Federalist No. 17
- Alexander Hamilton, author of Federalist No. 17
- Author: Alexander Hamilton
- Original title: The Same Subject Continued: The Insufficiency of the Present Confederation to Preserve the Union
- Language: English
- Series: The Federalist
- Publisher: The Independent Journal
- Publication date: December 5, 1787
- Publication place: United States
- Media type: Newspaper
- Preceded by: Federalist No. 16
- Followed by: Federalist No. 18

= Federalist No. 17 =

Federalist Paper by Alexander Hamilton

Federalist No. 17 is an essay by Alexander Hamilton, the seventeenth of The Federalist Papers. It was first published by The Independent Journal (New York) on December 5, 1787, under the pseudonym Publius, the name under which all The Federalist papers were published. No. 17 addresses the insufficiencies of the Articles of Confederation to satisfactorily govern the United States; it is the third of six essays on this topic. It is titled "The Same Subject Continued: The Insufficiency of the Present Confederation to Preserve the Union".

==Summary==
Federalist No. 17 specifically regards the possible encroachment by the federal government on the powers of the state governments. Hamilton argues that because states are given the most direct power over their citizens, namely the ability to administer criminal and civil justice, they remain "the most attractive source of popular obedience and attachment". According to Hamilton, this power contributes more than any other circumstance to impressing upon the minds of the people affection, esteem, and reverence towards the government [of the state].

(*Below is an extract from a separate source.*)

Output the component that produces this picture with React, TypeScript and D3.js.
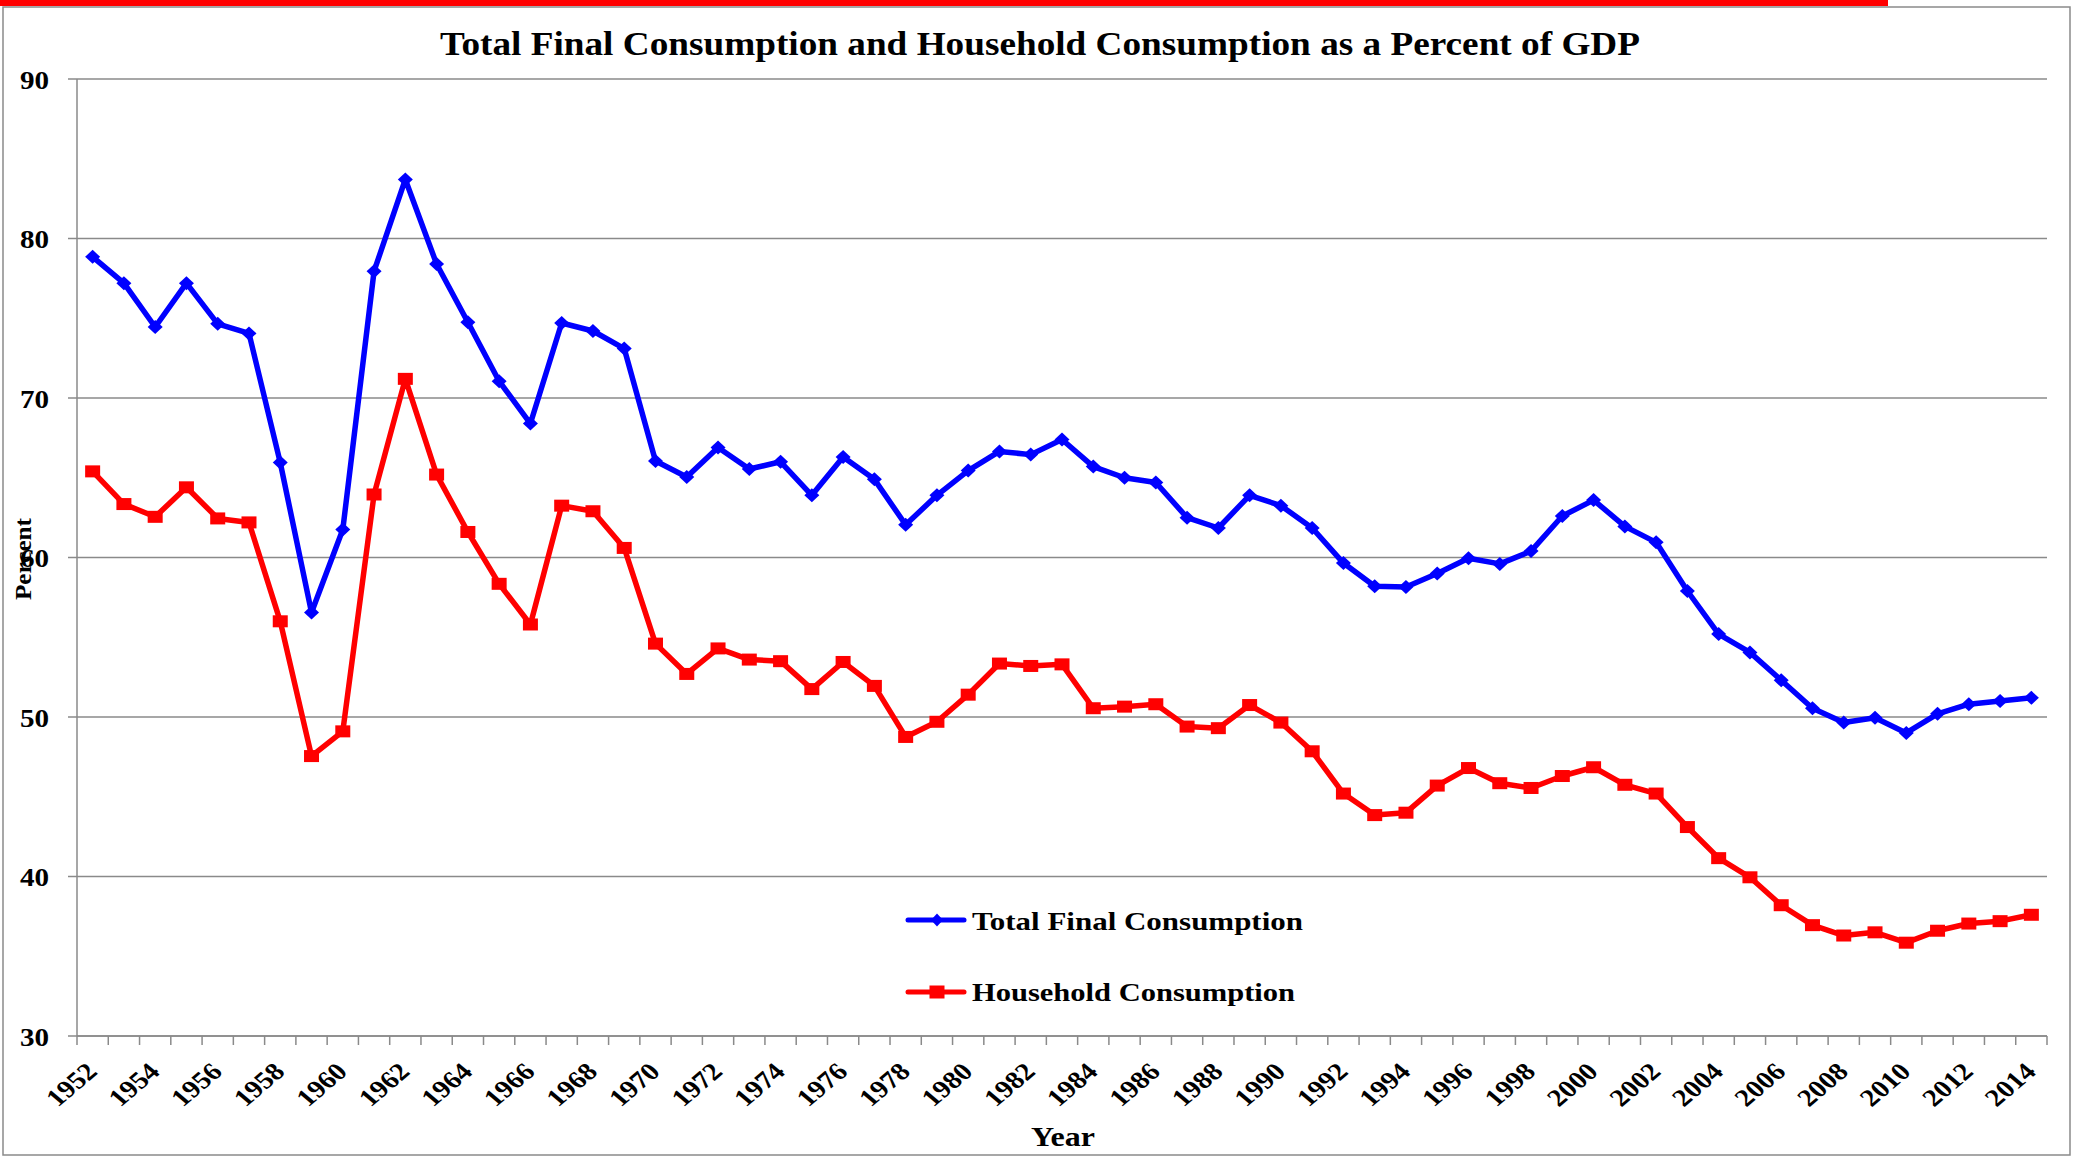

Furthermore, Hamilton says human nature makes it so the people are more closely attached to things they are geographically near, hence a person is more attached to their neighborhood than the community at large. Therefore, "The people of each state would be apt to feel a stronger bias towards their local governments than towards the government of the union."

Because of the reasons listed, Hamilton believes that state governments will have the popular strength to resist encroachment on their states' rights.

== Response ==
The authorship of the essay has been disputed.